Museum of Oxford
Museum of Oxford
This modern museum covers 2000 years of Oxford history, archaeology, and architecture, including extensive exhibits on the University. Housed in the 19th century Town Hall building on St Aldates.
In a city of world-class museums, this is only one that tells the story of Oxford itself, its people, heritage, and growth. The museum experience begins with a recreation of the office of Oxford's City engineer, William white, in the year 1897, with the Town Hall first opened. Visitors can peer into White's desk drawers and see what projects he was working on, and examine plans on his drawing table.

Visitors then move on to the Oxford Gallery, where you can experience a virtual high-speed bicycle tour of Oxford, travelling out from the Town Hall to explore both well-known and unusual aspects of the historic city. Along the way you will meet characters from the city's past, including a Roman potter working near Headington, and a couple of 12th century Oxford's Jewish residents whose dwelling stood on the spot now occupied by the museum.
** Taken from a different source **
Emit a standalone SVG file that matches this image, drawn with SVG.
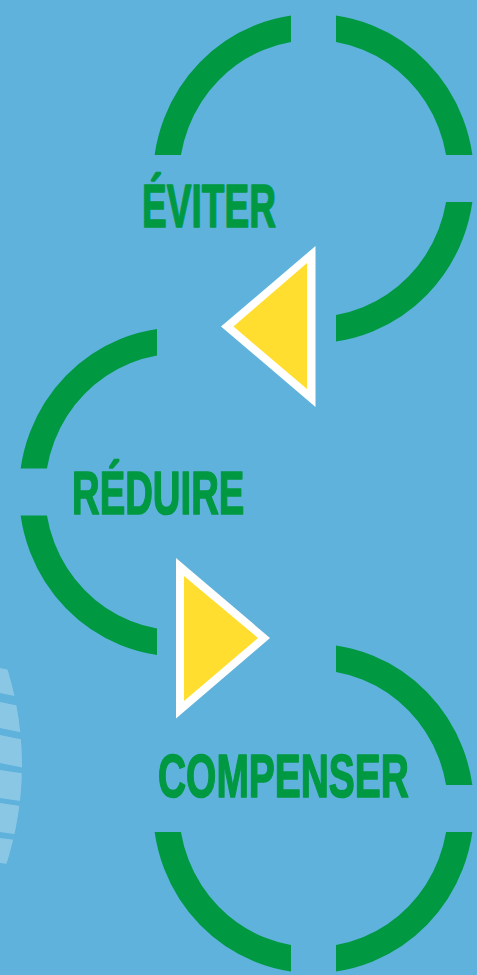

Meet John Davenant (1570-1622), a wealthy vintner and pub owner, and come face to face with Sarah Jane Cooper (1848- 1932) who produced Oxford's world-famous Cooper's Marmalade.

In addition to the permanent displays on Oxford heritage, the Gallery also houses regularly changing exhibits, plus luve performances ranging from music to theatre.

The museum is usually open every day except Bank Holidays, and is free to enter.